### DIRECTIVE
Return all lines where the word "matplotlib" can be found.

————————

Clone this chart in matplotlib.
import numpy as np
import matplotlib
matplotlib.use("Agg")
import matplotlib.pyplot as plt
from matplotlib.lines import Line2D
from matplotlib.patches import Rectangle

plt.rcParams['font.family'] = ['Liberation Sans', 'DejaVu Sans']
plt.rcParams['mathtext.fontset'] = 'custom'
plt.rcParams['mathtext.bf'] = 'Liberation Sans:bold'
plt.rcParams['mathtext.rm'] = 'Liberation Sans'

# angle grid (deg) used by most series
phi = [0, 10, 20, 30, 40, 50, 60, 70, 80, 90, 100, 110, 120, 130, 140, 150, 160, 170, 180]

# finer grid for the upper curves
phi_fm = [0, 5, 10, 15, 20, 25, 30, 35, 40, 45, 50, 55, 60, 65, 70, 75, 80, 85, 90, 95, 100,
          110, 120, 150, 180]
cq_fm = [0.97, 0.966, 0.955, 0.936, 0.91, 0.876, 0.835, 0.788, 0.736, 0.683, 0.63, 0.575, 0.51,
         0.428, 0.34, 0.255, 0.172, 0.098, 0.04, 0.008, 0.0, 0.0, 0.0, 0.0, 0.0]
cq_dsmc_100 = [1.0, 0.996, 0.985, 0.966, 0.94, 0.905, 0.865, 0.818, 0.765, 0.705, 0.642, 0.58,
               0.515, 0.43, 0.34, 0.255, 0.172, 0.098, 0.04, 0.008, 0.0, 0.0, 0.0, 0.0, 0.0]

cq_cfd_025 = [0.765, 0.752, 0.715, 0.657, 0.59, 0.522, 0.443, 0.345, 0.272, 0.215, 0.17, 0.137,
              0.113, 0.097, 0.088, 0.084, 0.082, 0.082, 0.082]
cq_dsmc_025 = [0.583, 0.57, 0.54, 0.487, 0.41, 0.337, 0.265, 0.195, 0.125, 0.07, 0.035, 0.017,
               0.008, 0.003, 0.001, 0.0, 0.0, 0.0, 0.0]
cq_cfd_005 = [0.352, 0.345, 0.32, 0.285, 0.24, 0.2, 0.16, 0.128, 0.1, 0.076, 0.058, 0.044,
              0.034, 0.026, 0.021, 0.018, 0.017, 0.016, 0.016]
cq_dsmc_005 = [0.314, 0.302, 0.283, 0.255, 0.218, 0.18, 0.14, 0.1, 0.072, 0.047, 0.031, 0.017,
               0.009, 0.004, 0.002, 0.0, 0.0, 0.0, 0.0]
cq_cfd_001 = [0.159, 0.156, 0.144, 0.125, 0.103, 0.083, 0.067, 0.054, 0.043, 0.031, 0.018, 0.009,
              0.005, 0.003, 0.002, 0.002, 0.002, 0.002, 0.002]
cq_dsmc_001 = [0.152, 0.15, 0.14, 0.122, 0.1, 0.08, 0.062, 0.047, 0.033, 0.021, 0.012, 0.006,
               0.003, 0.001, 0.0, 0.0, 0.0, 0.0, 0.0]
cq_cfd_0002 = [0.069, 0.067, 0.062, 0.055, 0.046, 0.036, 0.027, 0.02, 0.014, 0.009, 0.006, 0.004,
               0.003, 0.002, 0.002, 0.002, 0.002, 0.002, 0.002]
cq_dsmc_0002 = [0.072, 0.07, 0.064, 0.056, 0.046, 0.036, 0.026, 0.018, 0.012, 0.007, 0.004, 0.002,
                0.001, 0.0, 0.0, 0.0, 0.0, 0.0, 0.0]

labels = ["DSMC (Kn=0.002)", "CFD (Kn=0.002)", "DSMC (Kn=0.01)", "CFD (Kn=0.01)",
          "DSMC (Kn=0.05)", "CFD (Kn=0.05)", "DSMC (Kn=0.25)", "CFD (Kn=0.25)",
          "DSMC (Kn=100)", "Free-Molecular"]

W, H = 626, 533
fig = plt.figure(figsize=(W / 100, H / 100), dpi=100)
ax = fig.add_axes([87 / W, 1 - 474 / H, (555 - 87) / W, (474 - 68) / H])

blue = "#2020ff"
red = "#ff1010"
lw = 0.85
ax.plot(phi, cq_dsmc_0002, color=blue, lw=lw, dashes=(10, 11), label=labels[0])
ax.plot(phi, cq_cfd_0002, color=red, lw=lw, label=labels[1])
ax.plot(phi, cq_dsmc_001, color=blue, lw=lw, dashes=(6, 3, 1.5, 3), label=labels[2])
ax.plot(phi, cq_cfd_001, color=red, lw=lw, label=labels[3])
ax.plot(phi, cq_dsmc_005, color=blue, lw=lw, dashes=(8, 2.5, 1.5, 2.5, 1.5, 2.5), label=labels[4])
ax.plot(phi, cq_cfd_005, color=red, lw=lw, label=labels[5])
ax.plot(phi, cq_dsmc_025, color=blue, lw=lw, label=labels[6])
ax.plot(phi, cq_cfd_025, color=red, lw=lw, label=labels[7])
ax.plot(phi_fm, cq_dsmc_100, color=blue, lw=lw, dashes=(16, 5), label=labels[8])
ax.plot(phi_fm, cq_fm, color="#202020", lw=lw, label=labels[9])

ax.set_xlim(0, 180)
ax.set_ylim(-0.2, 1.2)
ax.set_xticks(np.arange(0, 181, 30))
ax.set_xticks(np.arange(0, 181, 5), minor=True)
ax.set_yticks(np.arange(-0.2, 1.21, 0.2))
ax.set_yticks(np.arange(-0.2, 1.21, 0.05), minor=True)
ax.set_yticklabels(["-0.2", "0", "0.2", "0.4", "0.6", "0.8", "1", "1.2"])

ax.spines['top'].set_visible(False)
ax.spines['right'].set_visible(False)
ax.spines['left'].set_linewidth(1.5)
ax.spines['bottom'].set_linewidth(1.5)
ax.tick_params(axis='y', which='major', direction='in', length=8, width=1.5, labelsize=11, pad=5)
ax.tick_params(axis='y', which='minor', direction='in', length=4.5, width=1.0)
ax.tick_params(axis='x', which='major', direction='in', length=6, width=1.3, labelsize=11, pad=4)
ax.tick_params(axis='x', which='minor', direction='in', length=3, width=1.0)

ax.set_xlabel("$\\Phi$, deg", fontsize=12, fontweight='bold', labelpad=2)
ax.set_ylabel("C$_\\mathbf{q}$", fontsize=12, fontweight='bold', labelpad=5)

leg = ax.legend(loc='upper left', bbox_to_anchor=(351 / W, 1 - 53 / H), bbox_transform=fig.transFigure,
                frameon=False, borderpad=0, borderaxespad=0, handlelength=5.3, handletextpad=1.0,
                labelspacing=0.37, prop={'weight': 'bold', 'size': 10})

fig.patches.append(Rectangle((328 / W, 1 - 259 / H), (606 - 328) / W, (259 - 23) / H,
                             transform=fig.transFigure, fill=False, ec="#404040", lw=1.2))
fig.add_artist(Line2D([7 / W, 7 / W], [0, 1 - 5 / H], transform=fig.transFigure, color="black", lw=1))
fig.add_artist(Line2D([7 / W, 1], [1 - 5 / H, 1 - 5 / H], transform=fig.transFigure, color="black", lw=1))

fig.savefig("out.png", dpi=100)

————————

### RESPONSE
Clone this chart in matplotlib.
import matplotlib
matplotlib.use("Agg")
import matplotlib.pyplot as plt
from matplotlib.lines import Line2D
from matplotlib.patches import Rectangle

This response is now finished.